Representasi simbolis kebijaksanaan dan keadilan
Masa Kecil dan Keislaman Awal
Ali lahir di Makkah, beberapa tahun sebelum kenabian Muhammad SAW. Beliau tumbuh besar di bawah asuhan langsung Rasulullah SAW di rumah pamannya, setelah kondisi ekonomi keluarga Abu Thalib agak sulit. Ali adalah laki-laki pertama yang memeluk Islam (menurut banyak riwayat), dan sejak usia muda beliau telah menunjukkan kesetiaan yang luar biasa. Sikapnya yang selalu berada di sisi Nabi, terutama pada masa-masa paling genting dakwah di Makkah, mengukuhkan posisinya sebagai pemuda yang berani dan teguh.
Keberanian di Medan Perang
Dalam setiap pertempuran penting, mulai dari Badar, Uhud, hingga Khandaq, Sayyidina Ali adalah ujung tombak pasukan Muslim. Beliau dikenal dengan julukan "Asadullah" (Singa Allah). Salah satu momen paling ikonik adalah ketika beliau menghadapi 'Amr bin Abd Wudd di Perang Khandaq, duel yang menegaskan keberaniannya melawan prajurit terkuat musuh pada masanya. Keberaniannya bukan hanya fisik, tetapi juga keberanian untuk membela kebenaran tanpa gentar sedikitpun.
Gerbang Ilmu Pengetahuan
Ungkapan terkenal dari Nabi Muhammad SAW, "Saya adalah kota ilmu, dan Ali adalah gerbangnya," menggambarkan kedalaman ilmu Sayyidina Ali. Beliau memiliki pemahaman yang mendalam mengenai Al-Qur'an dan Sunnah. Setelah wafatnya Nabi, pengetahuan beliau menjadi rujukan utama bagi para sahabat lainnya. Kefasihannya dalam berpidato dan kemampuannya dalam mengambil keputusan hukum menjadikannya sumber kebijaksanaan yang tak ternilai harganya. Banyak sekali hikmah dan khotbah beliau yang tercatat dalam literatur Islam, yang menunjukkan kedalaman pemikiran filosofis dan spiritualnya.
Masa Kekhalifahan
Setelah wafatnya Khalifah Utsman bin Affan, umat Islam menunjuk Sayyidina Ali sebagai Khalifah keempat. Masa kekhalifahannya penuh tantangan. Beliau memindahkan ibukota negara dari Madinah ke Kufah, Irak, dengan tujuan untuk mendekatkan pusat pemerintahan kepada mayoritas wilayah Islam saat itu yang semakin meluas. Selama memimpin, fokus utama Ali adalah menegakkan keadilan, memberantas korupsi, dan menyatukan umat yang mulai terpecah belah.
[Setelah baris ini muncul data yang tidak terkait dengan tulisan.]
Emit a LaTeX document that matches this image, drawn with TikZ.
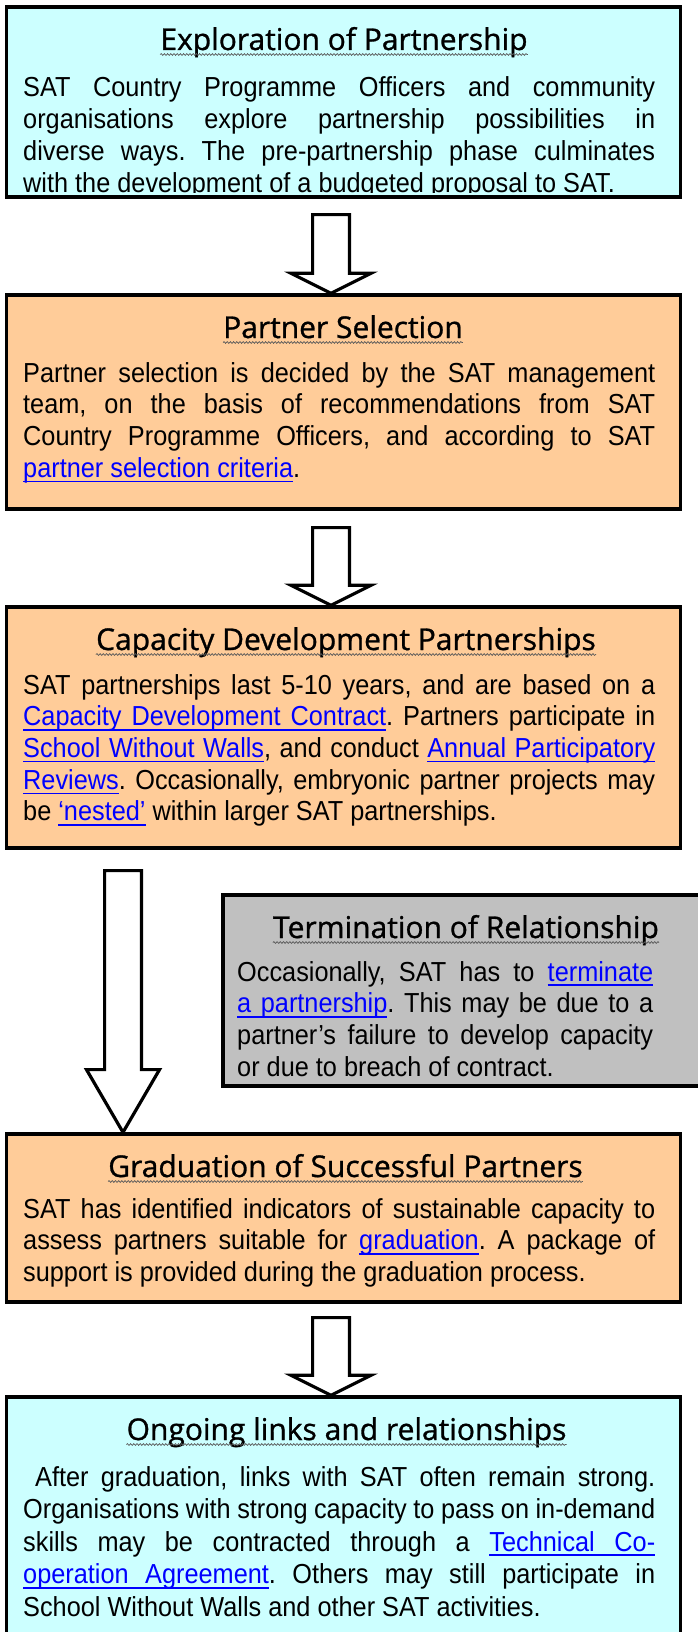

Salah satu prinsip utama kepemimpinannya adalah keadilan tanpa pandang bulu. Beliau menolak segala bentuk nepotisme dan selalu mendahulukan syariat di atas kepentingan pribadi atau politik golongan. Meskipun masa pemerintahannya penuh dengan gejolak internal (fitnah), warisan intelektual dan moralnya tetap menjadi mercusuar bagi umat Islam sepanjang zaman. Kehidupan Sayyidina Ali adalah contoh nyata bagaimana seorang pemimpin harus memadukan antara keberanian militer, ketajaman intelektual, dan kesalehan spiritual yang murni. Beliau wafat sebagai seorang syahid setelah dibunuh saat menunaikan salat Subuh di Masjid Kufah.
Kesimpulan
Warisan Sayyidina Ali bin Abi Thalib jauh melampaui peranannya sebagai seorang pemimpin politik. Ia adalah simbol dari integritas moral, ilmu pengetahuan yang mendalam, dan keberanian yang berbasis kebenaran. Sosoknya terus menginspirasi jutaan Muslim dalam mencari keadilan, kebijaksanaan, dan kedekatan dengan ajaran Islam yang sejati.